On boit un coup et on échange ses impressions, quelqu’un fait circuler un programme et on donne des notes aux différentes prestations du soir, tant pis si je n’écris plus très droit. Je mets 16 au guitariste des Strokes, 2 à
Ezra parce que son sketch n’a pas dépassé les vingt minutes (plus et c’était -12) et 6 à
Cassius, mais uniquement à cause de la choriste. Certains leur ont attribué des 12 et des 14, comme quoi de tous mes amis je suis le seul à avoir bon goût.

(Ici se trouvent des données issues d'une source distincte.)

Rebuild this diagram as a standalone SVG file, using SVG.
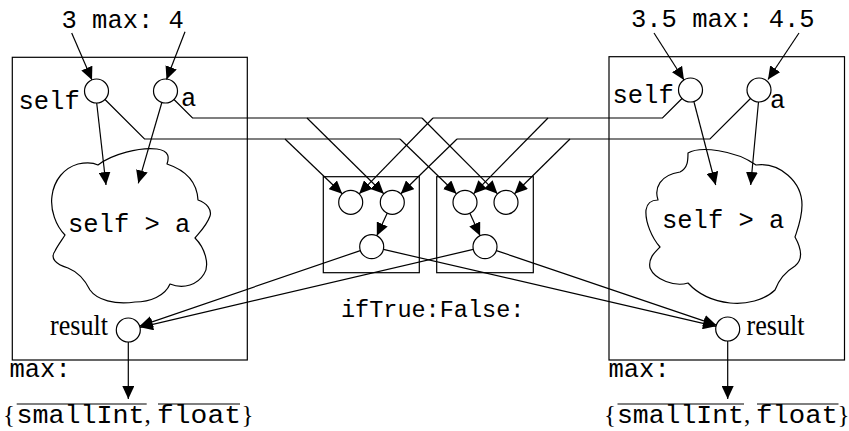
<svg xmlns="http://www.w3.org/2000/svg" width="849" height="431" viewBox="0 0 849 431">
  <style>
    .frame { fill: none; stroke: #000; stroke-width: 1.2; }
    .port { fill: #fff; stroke: #000; stroke-width: 1.2; }
    .cloud { fill: #fff; stroke: #000; stroke-width: 1.2; stroke-linejoin: round; }
    .wire { fill: none; stroke: #000; stroke-width: 1.2; }
    .arrow { fill: none; stroke: #000; stroke-width: 1.2; marker-end: url(#head); }
    .mono { font-family: "Liberation Mono", "Courier New", monospace; font-size: 25.5px; fill: #000; }
    .serif { font-family: "Liberation Serif", "Times New Roman", serif; font-size: 25px; fill: #000; }
    .label { font-family: "Liberation Serif", "Times New Roman", serif; font-size: 29px; fill: #000; }
    .bar { stroke: #000; stroke-width: 1.2; }
  </style>
  <defs>
    <marker id="head" viewBox="0 0 13 12" refX="13" refY="6" markerWidth="13" markerHeight="12" markerUnits="userSpaceOnUse" orient="auto">
      <path d="M0,0 L13,6 L0,12 Z" fill="#000"/>
    </marker>
  </defs>

  <rect width="849" height="431" fill="#fff"/>

  <!-- left method: 3 max: 4 -->
  <g id="max-int">
    <rect class="frame" x="12.3" y="57.3" width="235" height="302.7"/>
    <text class="mono" x="61.5" y="28">3 max: 4</text>
    <path class="cloud" d="M 98,165 C 112,154 140,147 157,149 C 170,151 169,158 167,164 C 185,170 197,182 198,200 C 207,203 212,210 210,216 C 207,225 200,232 195,238 C 205,248 210,265 204,274 C 198,284 184,290 170,284 C 165,296 150,302 135,302 C 115,305 97,300 90,290 C 85,280 78,272 68,268 C 55,264 50,258 55,251 C 58,245 62,240 65,235 C 56,226 50,210 52,196 C 54,180 64,168 78,164 C 88,162 94,163 98,165 Z"/>
    <text class="mono" x="68" y="232">self &gt; a</text>
    <text class="mono" x="9.5" y="377">max:</text>
  </g>
  <g id="max-int-self">
    <circle class="port" cx="96.5" cy="91" r="12"/>
    <text class="mono" x="18.5" y="109">self</text>
  </g>
  <g id="max-int-a">
    <circle class="port" cx="165.5" cy="91" r="12"/>
    <text class="mono" x="181" y="106">a</text>
  </g>
  <g id="max-int-result">
    <circle class="port" cx="128.3" cy="330" r="12"/>
    <text class="label" x="50" y="335" textLength="58" lengthAdjust="spacingAndGlyphs">result</text>
  </g>
  <g id="max-int-types">
    <text y="423"><tspan class="serif" x="3">{</tspan><tspan class="mono" x="16.5" textLength="128" lengthAdjust="spacingAndGlyphs">smallInt</tspan><tspan class="serif" x="144.5">,</tspan><tspan class="mono" x="157" textLength="84" lengthAdjust="spacingAndGlyphs">float</tspan><tspan class="serif" x="241.5">}</tspan></text>
    <line class="bar" x1="16.7" y1="404" x2="146.7" y2="404"/>
    <line class="bar" x1="158" y1="404" x2="240" y2="404"/>
  </g>

  <!-- right method: 3.5 max: 4.5 -->
  <g id="max-float">
    <rect class="frame" x="609" y="56.7" width="235.5" height="303.3"/>
    <text class="mono" x="631" y="27">3.5 max: 4.5</text>
    <path class="cloud" d="M 688,153 C 700,146 735,150 756,165 C 780,162 802,182 802,205 C 802,218 798,228 795,237 C 800,246 805,258 795,266 C 785,272 778,282 775,290 C 765,300 745,305 730,303 C 712,301 698,294 688,283 C 675,287 655,280 650,268 C 648,258 655,252 660,247 C 652,238 645,222 646,210 C 647,203 652,200 658,200 C 654,188 660,175 680,172 C 688,168 688,160 688,153 Z"/>
    <text class="mono" x="662" y="227.5">self &gt; a</text>
    <text class="mono" x="608.5" y="377">max:</text>
  </g>
  <g id="max-float-self">
    <circle class="port" cx="690.5" cy="90" r="12"/>
    <text class="mono" x="612.5" y="103">self</text>
  </g>
  <g id="max-float-a">
    <circle class="port" cx="759" cy="90" r="12"/>
    <text class="mono" x="770" y="108">a</text>
  </g>
  <g id="max-float-result">
    <circle class="port" cx="727.7" cy="329" r="12"/>
    <text class="label" x="746.5" y="335" textLength="58" lengthAdjust="spacingAndGlyphs">result</text>
  </g>
  <g id="max-float-types">
    <text y="423"><tspan class="serif" x="604">{</tspan><tspan class="mono" x="617" textLength="127" lengthAdjust="spacingAndGlyphs">smallInt</tspan><tspan class="serif" x="744">,</tspan><tspan class="mono" x="756" textLength="82" lengthAdjust="spacingAndGlyphs">float</tspan><tspan class="serif" x="837.5">}</tspan></text>
    <line class="bar" x1="617.5" y1="404" x2="744" y2="404"/>
    <line class="bar" x1="757" y1="404" x2="838.5" y2="404"/>
  </g>

  <!-- ifTrue:False: selectors -->
  <g id="if-left">
    <rect class="frame" x="323.3" y="176.7" width="96" height="96"/>
    <circle class="port" cx="350.7" cy="202.3" r="12"/>
    <circle class="port" cx="392.3" cy="202.3" r="12"/>
    <circle class="port" cx="371.7" cy="246.7" r="12"/>
  </g>
  <g id="if-right">
    <rect class="frame" x="436.7" y="176.7" width="96.6" height="96"/>
    <circle class="port" cx="465" cy="202.3" r="12"/>
    <circle class="port" cx="506" cy="202.3" r="12"/>
    <circle class="port" cx="485" cy="246.7" r="12"/>
  </g>
  <text class="mono" x="341" y="316.5" style="font-size:23.5px">ifTrue:False:</text>

  <g id="connectors">
    <!-- receivers and arguments -->
    <line class="arrow" x1="71.7" y1="33" x2="92" y2="80"/>
    <line class="arrow" x1="185" y1="31.7" x2="166.5" y2="79.5"/>
    <line class="arrow" x1="654" y1="33" x2="684" y2="80"/>
    <line class="arrow" x1="799" y1="33" x2="768" y2="79.5"/>

    <!-- ports into comparison clouds -->
    <line class="arrow" x1="96.7" y1="103" x2="106" y2="185"/>
    <line class="arrow" x1="161.7" y1="103" x2="138.3" y2="183.3"/>
    <line class="arrow" x1="694" y1="102" x2="715.7" y2="185"/>
    <line class="arrow" x1="758.5" y1="102" x2="750.7" y2="185"/>

    <!-- left self / a buses -->
    <polyline class="wire" points="105,99.5 144.5,139 400,139"/>
    <polyline class="wire" points="174,99.5 192.5,118 422,118"/>
    <line class="arrow" x1="285" y1="139" x2="342.2" y2="193.8"/>
    <line class="arrow" x1="400" y1="139" x2="456.5" y2="193.8"/>
    <line class="arrow" x1="307" y1="118" x2="383.8" y2="193.8"/>
    <line class="arrow" x1="422" y1="118" x2="497.5" y2="193.8"/>

    <!-- right self / a buses -->
    <polyline class="wire" points="682,98.5 662.5,118 433,118"/>
    <polyline class="wire" points="750.5,98.5 710,139 457,139"/>
    <line class="arrow" x1="433" y1="118" x2="359.2" y2="193.8"/>
    <line class="arrow" x1="548" y1="118" x2="473.5" y2="193.8"/>
    <line class="arrow" x1="457" y1="139" x2="400.8" y2="193.8"/>
    <line class="arrow" x1="570" y1="139" x2="514.5" y2="193.8"/>

    <!-- inside the selectors -->
    <line class="arrow" x1="387.2" y1="213.2" x2="376.8" y2="235.8"/>
    <line class="arrow" x1="469.9" y1="213.2" x2="480.1" y2="235.8"/>

    <!-- selector outputs to results -->
    <line class="arrow" x1="360.3" y1="250.6" x2="139.7" y2="326.1"/>
    <line class="arrow" x1="473.3" y1="249.4" x2="140" y2="327.3"/>
    <line class="arrow" x1="383.4" y1="249.4" x2="716" y2="326.3"/>
    <line class="arrow" x1="496.4" y1="250.6" x2="716.3" y2="325.1"/>

    <!-- results out -->
    <line class="arrow" x1="128.3" y1="342" x2="128.3" y2="399"/>
    <line class="arrow" x1="727.7" y1="341" x2="727.7" y2="399"/>
  </g>
</svg>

« Hé, jolie casquette ! ». Ça y est, on me taquine. Je m’y attendais un peu depuis que je me trimballe avec cette casquette bleue marine, très sobre, gagnée de haute lutte au stand Sony Ericsson. De toute évidence le gros lot de la soirée, tous ceux qui sont repartis avec une housse de portable peuvent en témoigner.
Un dernier sursaut de lucidité : et si on allait voir un autre concert ? Pourquoi pas
The Books, au hall 4, c’est juste de l’autre côté du rideau ?
C’est aussi mortellement ennuyeux, et spécialement à cette heure où seule l’intégrale des Village People pourrait encore faire bouger une salle. Des synthés, des samples, et un écran vidéo dans le fond avec des fourmis en gros plan et des mots qui défilent de plus en plus vite. Marrant cinq minutes pas plus, surtout si vous n’avez pas le courage de chercher le message caché derrière Time-Chair-Star-Elevator-Colour-Mind-Personality-Flag-Beautiful-etc.
La navette pour rentrer à Rennes. Un type à l’avant du bus parle anglais, très fort. Alors moi aussi je parle, je parle. Mille excuses à mon voisin.
Il faut descendre, maintenant. Mon Dieu, l’appartement est au moins à 200 bornes. Je ne vais jamais y arriver.